• **TASK MATERIAL**
=====
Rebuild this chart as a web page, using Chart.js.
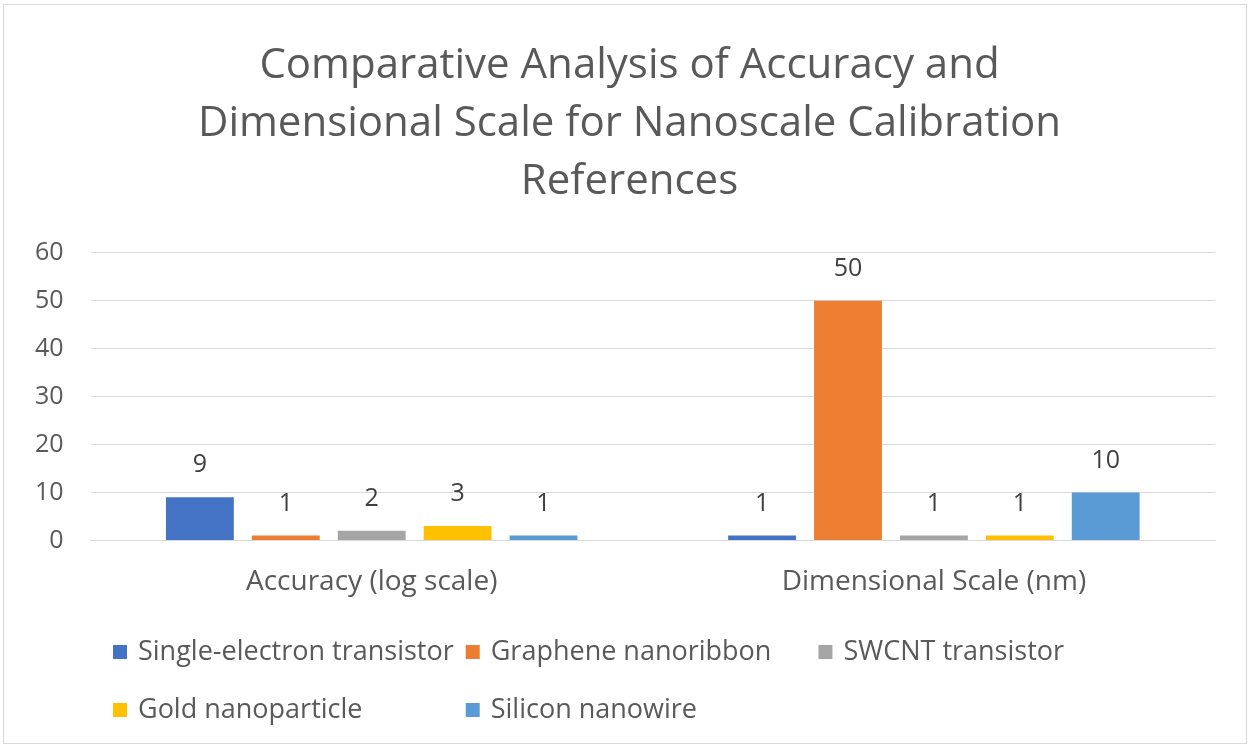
=====
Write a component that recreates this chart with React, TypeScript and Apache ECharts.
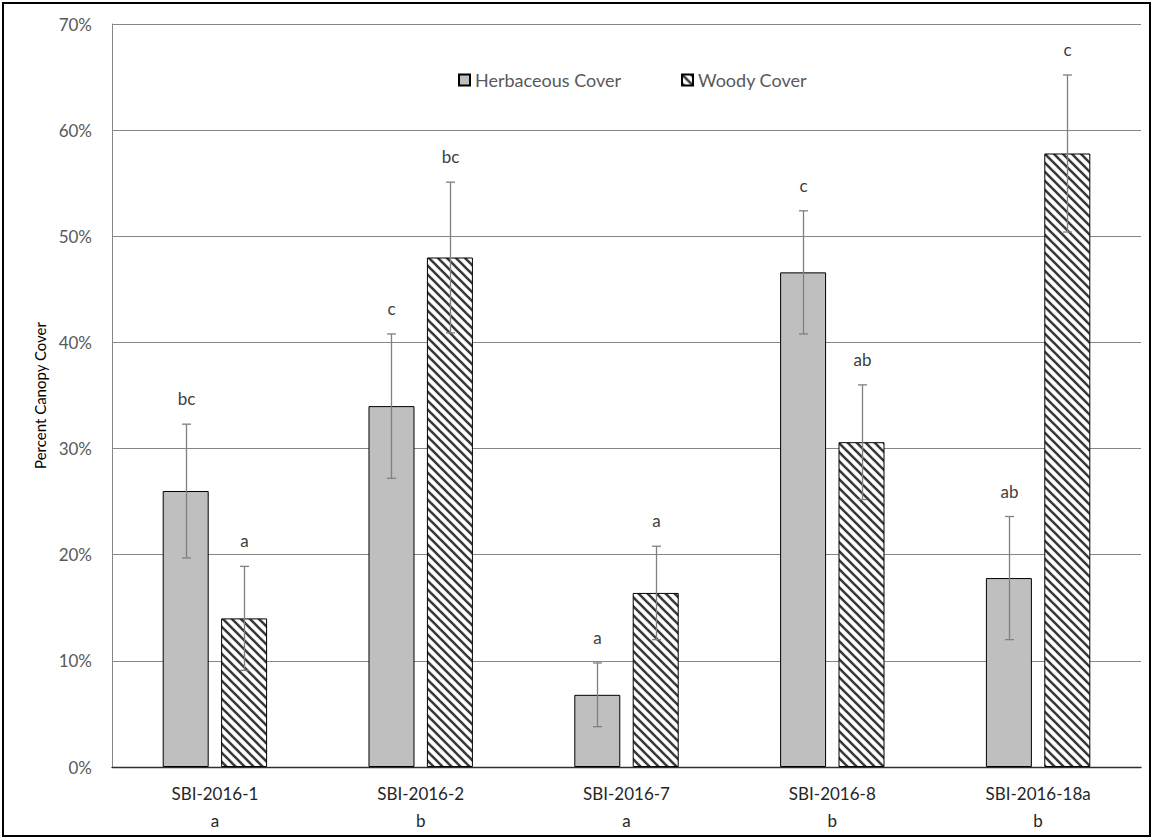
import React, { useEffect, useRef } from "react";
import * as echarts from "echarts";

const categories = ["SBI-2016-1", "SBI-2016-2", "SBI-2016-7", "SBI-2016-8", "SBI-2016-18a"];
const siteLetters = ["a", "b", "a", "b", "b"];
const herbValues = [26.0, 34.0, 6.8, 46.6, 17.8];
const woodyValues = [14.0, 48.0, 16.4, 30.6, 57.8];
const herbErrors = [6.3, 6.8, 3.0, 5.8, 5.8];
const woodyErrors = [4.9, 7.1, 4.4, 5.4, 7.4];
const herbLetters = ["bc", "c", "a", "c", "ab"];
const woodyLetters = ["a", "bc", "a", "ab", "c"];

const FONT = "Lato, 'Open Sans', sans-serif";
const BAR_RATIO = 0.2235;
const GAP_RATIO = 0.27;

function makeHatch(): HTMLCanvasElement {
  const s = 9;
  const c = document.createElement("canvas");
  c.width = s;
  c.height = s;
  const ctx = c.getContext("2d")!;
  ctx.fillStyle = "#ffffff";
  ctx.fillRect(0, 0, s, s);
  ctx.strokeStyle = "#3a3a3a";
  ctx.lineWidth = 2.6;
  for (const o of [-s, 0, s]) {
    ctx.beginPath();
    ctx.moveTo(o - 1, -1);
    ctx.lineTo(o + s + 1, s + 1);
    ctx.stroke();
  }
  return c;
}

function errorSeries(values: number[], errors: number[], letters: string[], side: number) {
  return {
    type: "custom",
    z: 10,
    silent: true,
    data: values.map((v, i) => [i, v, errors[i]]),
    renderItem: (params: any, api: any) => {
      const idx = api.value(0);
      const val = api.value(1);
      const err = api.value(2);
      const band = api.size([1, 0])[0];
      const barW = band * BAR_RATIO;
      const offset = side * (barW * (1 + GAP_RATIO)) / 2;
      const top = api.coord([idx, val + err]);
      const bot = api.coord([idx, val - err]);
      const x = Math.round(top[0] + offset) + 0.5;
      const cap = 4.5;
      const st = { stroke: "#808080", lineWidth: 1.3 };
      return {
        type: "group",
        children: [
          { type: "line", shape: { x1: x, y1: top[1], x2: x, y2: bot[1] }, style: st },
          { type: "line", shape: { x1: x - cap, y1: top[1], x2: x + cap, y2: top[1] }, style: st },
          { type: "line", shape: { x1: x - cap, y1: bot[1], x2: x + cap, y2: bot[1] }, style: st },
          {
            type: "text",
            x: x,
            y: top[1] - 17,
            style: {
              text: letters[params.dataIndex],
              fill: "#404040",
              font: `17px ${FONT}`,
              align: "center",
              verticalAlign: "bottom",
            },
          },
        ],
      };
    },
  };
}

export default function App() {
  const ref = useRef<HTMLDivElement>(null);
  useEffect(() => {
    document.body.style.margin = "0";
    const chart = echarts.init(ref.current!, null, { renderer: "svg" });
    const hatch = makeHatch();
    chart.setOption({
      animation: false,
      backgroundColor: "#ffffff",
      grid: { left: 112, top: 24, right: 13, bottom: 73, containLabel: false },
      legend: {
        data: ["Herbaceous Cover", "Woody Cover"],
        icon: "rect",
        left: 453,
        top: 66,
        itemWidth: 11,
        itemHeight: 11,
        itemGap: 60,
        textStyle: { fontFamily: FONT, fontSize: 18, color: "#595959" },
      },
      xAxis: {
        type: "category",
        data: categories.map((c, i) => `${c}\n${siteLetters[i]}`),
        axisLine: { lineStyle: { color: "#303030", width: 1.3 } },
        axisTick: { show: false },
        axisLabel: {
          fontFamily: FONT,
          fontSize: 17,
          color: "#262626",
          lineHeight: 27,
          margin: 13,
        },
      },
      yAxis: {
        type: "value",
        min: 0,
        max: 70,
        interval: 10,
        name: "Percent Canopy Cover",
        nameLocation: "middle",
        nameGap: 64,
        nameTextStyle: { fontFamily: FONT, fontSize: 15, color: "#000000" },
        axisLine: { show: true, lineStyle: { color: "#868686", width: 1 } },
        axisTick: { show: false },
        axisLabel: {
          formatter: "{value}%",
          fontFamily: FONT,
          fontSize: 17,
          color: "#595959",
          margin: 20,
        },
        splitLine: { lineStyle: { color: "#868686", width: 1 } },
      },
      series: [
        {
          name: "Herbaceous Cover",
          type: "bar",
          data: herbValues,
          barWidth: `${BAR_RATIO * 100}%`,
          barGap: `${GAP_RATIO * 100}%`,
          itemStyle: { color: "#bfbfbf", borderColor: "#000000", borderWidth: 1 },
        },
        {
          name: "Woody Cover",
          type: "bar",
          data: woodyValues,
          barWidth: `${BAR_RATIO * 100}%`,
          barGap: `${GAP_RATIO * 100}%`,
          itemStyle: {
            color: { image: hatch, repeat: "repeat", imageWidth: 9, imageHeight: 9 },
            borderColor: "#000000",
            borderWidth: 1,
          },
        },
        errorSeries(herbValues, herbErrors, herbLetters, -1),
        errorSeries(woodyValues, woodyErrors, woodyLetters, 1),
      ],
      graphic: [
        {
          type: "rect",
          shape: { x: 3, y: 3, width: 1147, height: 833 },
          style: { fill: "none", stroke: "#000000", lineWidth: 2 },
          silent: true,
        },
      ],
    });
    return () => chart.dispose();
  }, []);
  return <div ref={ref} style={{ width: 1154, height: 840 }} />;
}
=====
• **REQUIRED WORK**
Filter the entries and copy out every line with the word "React".

• **RESPONSE TO THIS TASK**
Write a component that recreates this chart with React, TypeScript and Apache ECharts.
import React, { useEffect, useRef } from "react";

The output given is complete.